**Exercise objective**: Return only the lines from the top of the data down to the one that holds "90, 95, 100]", both included, without any pictures.

**Provided data**:

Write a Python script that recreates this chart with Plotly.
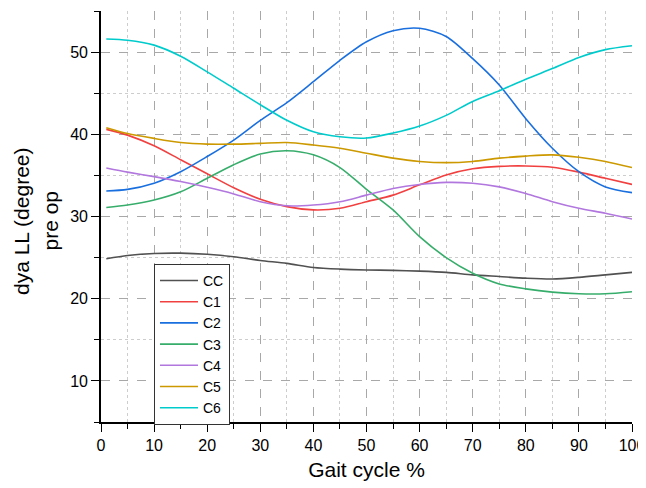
import plotly.graph_objects as go

x = [1, 5, 10, 15, 20, 25, 30, 35, 40, 45, 50, 55, 60, 65, 70, 75, 80, 85, 90, 95, 100]

CC = [24.85, 25.25, 25.5, 25.54, 25.4, 25.1, 24.65, 24.3, 23.8, 23.6, 23.5, 23.45, 23.35, 23.2, 22.9, 22.7, 22.5, 22.4, 22.6, 22.9, 23.2]
C1 = [40.6, 39.9, 38.6, 36.9, 35.2, 33.5, 32.1, 31.2, 30.8, 31.0, 31.8, 32.6, 33.85, 35.05, 35.8, 36.1, 36.15, 36.0, 35.4, 34.65, 33.9]
C2 = [33.1, 33.3, 34.05, 35.45, 37.3, 39.3, 41.7, 43.85, 46.4, 49.0, 51.25, 52.6, 52.9, 51.9, 49.2, 46.0, 41.9, 38.3, 35.45, 33.6, 32.9]
C3 = [31.1, 31.4, 32.0, 33.0, 34.65, 36.3, 37.6, 38.0, 37.5, 35.95, 33.3, 30.8, 27.55, 25.0, 23.1, 21.8, 21.2, 20.8, 20.6, 20.6, 20.85]
C4 = [35.9, 35.4, 34.85, 34.25, 33.55, 32.75, 31.8, 31.3, 31.4, 31.8, 32.6, 33.4, 33.9, 34.15, 34.05, 33.6, 32.8, 31.8, 31.0, 30.4, 29.7]
C5 = [40.8, 40.1, 39.5, 39.0, 38.8, 38.8, 38.9, 39.0, 38.7, 38.3, 37.7, 37.1, 36.7, 36.55, 36.7, 37.1, 37.35, 37.5, 37.2, 36.7, 35.95]
C6 = [51.6, 51.45, 50.85, 49.5, 47.6, 45.6, 43.6, 41.7, 40.3, 39.7, 39.55, 40.15, 41.0, 42.3, 44.0, 45.3, 46.7, 48.0, 49.35, 50.3, 50.77]

names = ["CC", "C1", "C2", "C3", "C4", "C5", "C6"]
series = [CC, C1, C2, C3, C4, C5, C6]
colors = ["#515151", "#F14040", "#1A6FDF", "#37AD6B", "#B177DE", "#CC9900", "#00CBCC"]

y_title_lines = ["dya LL (degree)", "pre op"]
x_title = "Gait cycle %"

fig = go.Figure()
for n, s, c in zip(names, series, colors):
    fig.add_trace(go.Scatter(x=x, y=s, mode="lines", name=n,
                             line=dict(color=c, width=1.6, shape="spline", smoothing=0.8)))

font = "Liberation Sans, Arial, sans-serif"
axis_common = dict(
    showline=True, linecolor="black", linewidth=1.6,
    ticks="outside", ticklen=8, tickwidth=1.4, tickcolor="black",
    showgrid=True, gridcolor="#a8a8a8", griddash="dash", gridwidth=1,
    zeroline=False, mirror=False, automargin=False,
    tickfont=dict(family=font, size=16, color="black"),
)

# page body has an 8px margin, so the figure is sized/offset to land the
# plot area where the reference has it inside the 646x488 window
fig.update_layout(
    width=638, height=480,
    margin=dict(l=93, r=14, t=3, b=66),
    paper_bgcolor="white", plot_bgcolor="white",
    font=dict(family=font, color="black"),
    xaxis=dict(
        range=[0, 100], dtick=10, tick0=0,
        title=dict(text=x_title, font=dict(family=font, size=21), standoff=9),
        minor=dict(dtick=5, ticks="outside", ticklen=5, tickcolor="black",
                   showgrid=True, gridcolor="#cdcdcd", griddash="dot", gridwidth=1),
        **axis_common,
    ),
    yaxis=dict(
        range=[5, 55], dtick=10, tick0=0,
        minor=dict(dtick=5, ticks="outside", ticklen=5, tickcolor="black",
                   showgrid=True, gridcolor="#cdcdcd", griddash="dot", gridwidth=1),
        **axis_common,
    ),
    legend=dict(
        x=0.0998, y=-0.007, xanchor="left", yanchor="bottom",
        bgcolor="white", bordercolor="#333333", borderwidth=1,
        font=dict(family=font, size=14, color="black"),
        tracegroupgap=0, itemwidth=38,
    ),
    showlegend=True,
)

# two-line y-axis title (line spacing as in the reference)
for txt, xp in zip(y_title_lines, [-0.1507, -0.0951]):
    fig.add_annotation(text=txt, xref="paper", yref="paper", x=xp, y=0.489,
                       xanchor="center", yanchor="middle", textangle=-90,
                       showarrow=False, font=dict(family=font, size=21, color="black"))

fig.write_html("out.html")
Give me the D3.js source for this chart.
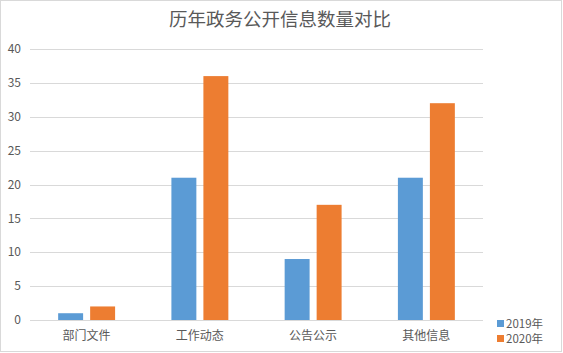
<!DOCTYPE html>
<html><head><meta charset="utf-8">
<script src="https://cdn.jsdelivr.net/npm/d3@7"></script>
<style>
html,body{margin:0;padding:0;background:#fff;}
svg{display:block;font-family:"Noto Sans CJK SC","Noto Sans",sans-serif;}
</style></head>
<body><svg id="c" width="563" height="353"></svg>
<script>
const categories = ["部门文件","工作动态","公告公示","其他信息"];
const seriesNames = ["2019年","2020年"];
const values2019 = [1,21,9,21];
const values2020 = [2,36,17,32];
const yTicks = [0,5,10,15,20,25,30,35,40];
const title = "历年政务公开信息数量对比";
const colors = ["#5B9BD5","#ED7D31"];

const svg = d3.select("#c");
svg.append("rect").attr("x",0.5).attr("y",0.5).attr("width",561).attr("height",351)
  .attr("fill","#fff").attr("stroke","#D9D9D9");

const pLeft=30, pRight=483, pTop=49, pBottom=320;
const x = d3.scaleBand().domain(categories).range([pLeft,pRight]);
const y = d3.scaleLinear().domain([0,40]).range([pBottom,pTop]);
const xs = d3.scaleBand().domain(seriesNames).range([0,x.bandwidth()]).paddingInner(0.22).paddingOuter(0.88);

const g = svg.append("g");
g.selectAll("line.grid").data(yTicks).join("line")
  .attr("x1",pLeft).attr("x2",pRight)
  .attr("y1",d=>Math.round(y(d))+0.5).attr("y2",d=>Math.round(y(d))+0.5)
  .attr("stroke","#D9D9D9").attr("stroke-width",1);

g.selectAll("text.yt").data(yTicks).join("text")
  .attr("x",21).attr("y",d=>y(d)).attr("dy","0.35em")
  .attr("text-anchor","end").attr("font-size",12).attr("fill","#595959")
  .text(d=>d);

const data = [values2019, values2020];
data.forEach((vals,si)=>{
  g.selectAll("rect.s"+si).data(categories).join("rect")
    .attr("class","s"+si)
    .attr("x",(c)=>x(c)+xs(seriesNames[si]))
    .attr("width",xs.bandwidth())
    .attr("y",(c,i)=>y(vals[i]))
    .attr("height",(c,i)=>y(0)-y(vals[i]))
    .attr("fill",colors[si]);
});

g.selectAll("text.xl").data(categories).join("text")
  .attr("x",c=>x(c)+x.bandwidth()/2).attr("y",336).attr("dy","0.35em")
  .attr("text-anchor","middle").attr("font-size",12).attr("fill","#595959")
  .text(d=>d);

svg.append("text").attr("x",280).attr("y",20).attr("dy","0.35em")
  .attr("text-anchor","middle").attr("font-size",18.5).attr("fill","#595959")
  .text(title);

const leg = svg.append("g");
seriesNames.forEach((s,i)=>{
  leg.append("rect").attr("x",497).attr("y",320+i*15).attr("width",7).attr("height",7).attr("fill",colors[i]);
  leg.append("text").attr("x",506).attr("y",323.5+i*15).attr("dy","0.35em")
    .attr("font-size",11.5).attr("fill","#595959").text(s);
});
</script></body></html>
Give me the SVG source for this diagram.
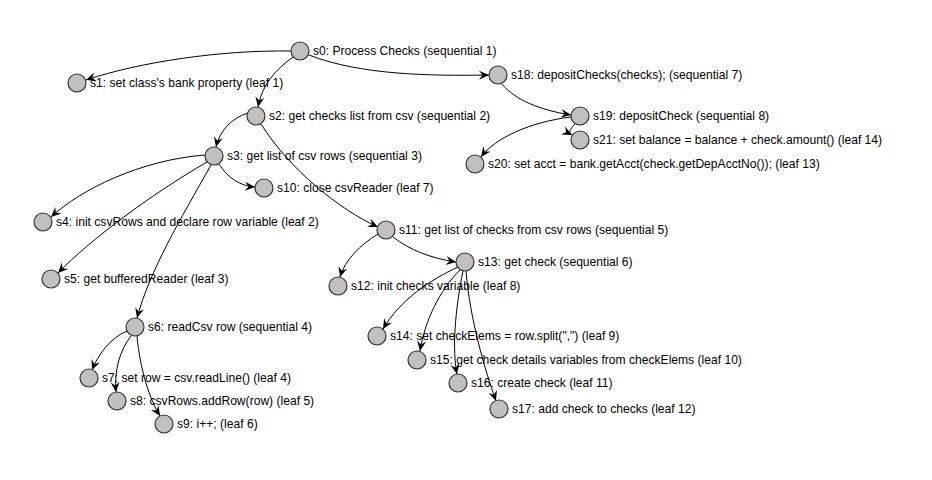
<svg xmlns="http://www.w3.org/2000/svg" width="932" height="480" viewBox="0 0 932 480">
<style>
.n circle{fill:#c0c0c0;stroke:#333;stroke-width:1.2}
.n text{font-family:"Liberation Sans",Arial,sans-serif;font-size:12.1px;fill:#000}
.e path{fill:none;stroke:#000;stroke-width:1;marker-end:url(#a)}
</style>
<defs>
<marker id="a" markerUnits="userSpaceOnUse" markerWidth="12" markerHeight="12" viewBox="-1 -6 12 12" refX="10" refY="0" orient="auto">
<path d="M0,-4.5 L10,0 L0,4.5 L3.5,0 z" fill="#000"/>
</marker>
</defs>
<rect width="932" height="480" fill="#fff"/>
<g id="edges" class="e">
<path d="M291,51 C220,50 140,62 86,80"/>
<path d="M293,57 C275,70 262,85 258,107"/>
<path d="M309,55 C360,75 430,76 489,75"/>
<path d="M502,84 C515,100 540,110 571,115"/>
<path d="M575,124 C570,129 568,133 572,135"/>
<path d="M571,117 C530,122 495,138 481,157"/>
<path d="M248,113 C232,118 220,130 216,147"/>
<path d="M261,124 C290,170 340,210 378,227"/>
<path d="M205,155 C140,160 80,190 51,217"/>
<path d="M207,162 C150,195 90,240 58,273"/>
<path d="M211,165 C180,220 150,270 137,318"/>
<path d="M219,164 C228,178 240,186 255,187"/>
<path d="M378,234 C360,245 345,260 340,277"/>
<path d="M393,237 C410,250 430,258 456,262"/>
<path d="M458,267 C430,280 400,300 383,329"/>
<path d="M460,270 C440,290 425,320 420,351"/>
<path d="M463,271 C455,310 452,350 457,374"/>
<path d="M466,271 C470,320 485,370 496,401"/>
<path d="M127,331 C110,338 98,355 92,370"/>
<path d="M131,336 C120,350 114,370 116,392"/>
<path d="M137,336 C140,370 150,400 160,416"/>
</g>
<g id="s0" class="n"><circle cx="300" cy="51" r="9"/><text x="313" y="55">s0: Process Checks (sequential 1)</text></g>
<g id="s1" class="n"><circle cx="77" cy="83" r="9"/><text x="90" y="87">s1: set class's bank property (leaf 1)</text></g>
<g id="s2" class="n"><circle cx="256" cy="116" r="9"/><text x="269" y="120">s2: get checks list from csv (sequential 2)</text></g>
<g id="s3" class="n"><circle cx="214" cy="156" r="9"/><text x="227" y="160">s3: get list of csv rows (sequential 3)</text></g>
<g id="s4" class="n"><circle cx="43" cy="222" r="9"/><text x="56" y="226">s4: init csvRows and declare row variable (leaf 2)</text></g>
<g id="s5" class="n"><circle cx="51" cy="279" r="9"/><text x="64" y="283">s5: get bufferedReader (leaf 3)</text></g>
<g id="s6" class="n"><circle cx="135" cy="327" r="9"/><text x="148" y="331">s6: readCsv row (sequential 4)</text></g>
<g id="s7" class="n"><circle cx="89" cy="378" r="9"/><text x="102" y="382">s7: set row = csv.readLine() (leaf 4)</text></g>
<g id="s8" class="n"><circle cx="117" cy="401" r="9"/><text x="130" y="405">s8: csvRows.addRow(row) (leaf 5)</text></g>
<g id="s9" class="n"><circle cx="164" cy="424" r="9"/><text x="177" y="428">s9: i++; (leaf 6)</text></g>
<g id="s10" class="n"><circle cx="264" cy="188" r="9"/><text x="277" y="192">s10: close csvReader (leaf 7)</text></g>
<g id="s11" class="n"><circle cx="386" cy="230" r="9"/><text x="399" y="234">s11: get list of checks from csv rows (sequential 5)</text></g>
<g id="s12" class="n"><circle cx="338" cy="286" r="9"/><text x="351" y="290">s12: init checks variable (leaf 8)</text></g>
<g id="s13" class="n"><circle cx="465" cy="262" r="9"/><text x="478" y="266">s13: get check (sequential 6)</text></g>
<g id="s14" class="n"><circle cx="377" cy="336" r="9"/><text x="390" y="340">s14: set checkElems = row.split(",") (leaf 9)</text></g>
<g id="s15" class="n"><circle cx="417" cy="360" r="9"/><text x="430" y="364">s15: get check details variables from checkElems (leaf 10)</text></g>
<g id="s16" class="n"><circle cx="458" cy="383" r="9"/><text x="471" y="387">s16: create check (leaf 11)</text></g>
<g id="s17" class="n"><circle cx="499" cy="409" r="9"/><text x="512" y="413">s17: add check to checks (leaf 12)</text></g>
<g id="s18" class="n"><circle cx="498" cy="75" r="9"/><text x="511" y="79">s18: depositChecks(checks); (sequential 7)</text></g>
<g id="s19" class="n"><circle cx="580" cy="116" r="9"/><text x="593" y="120">s19: depositCheck (sequential 8)</text></g>
<g id="s21" class="n"><circle cx="580" cy="140" r="9"/><text x="593" y="144">s21: set balance = balance + check.amount() (leaf 14)</text></g>
<g id="s20" class="n"><circle cx="475" cy="164" r="9"/><text x="488" y="168">s20: set acct = bank.getAcct(check.getDepAcctNo()); (leaf 13)</text></g>
</svg>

**Response for this exercise**:
Write a Python script that recreates this chart with Plotly.
import plotly.graph_objects as go

x = [1, 5, 10, 15, 20, 25, 30, 35, 40, 45, 50, 55, 60, 65, 70, 75, 80, 85, 90, 95, 100]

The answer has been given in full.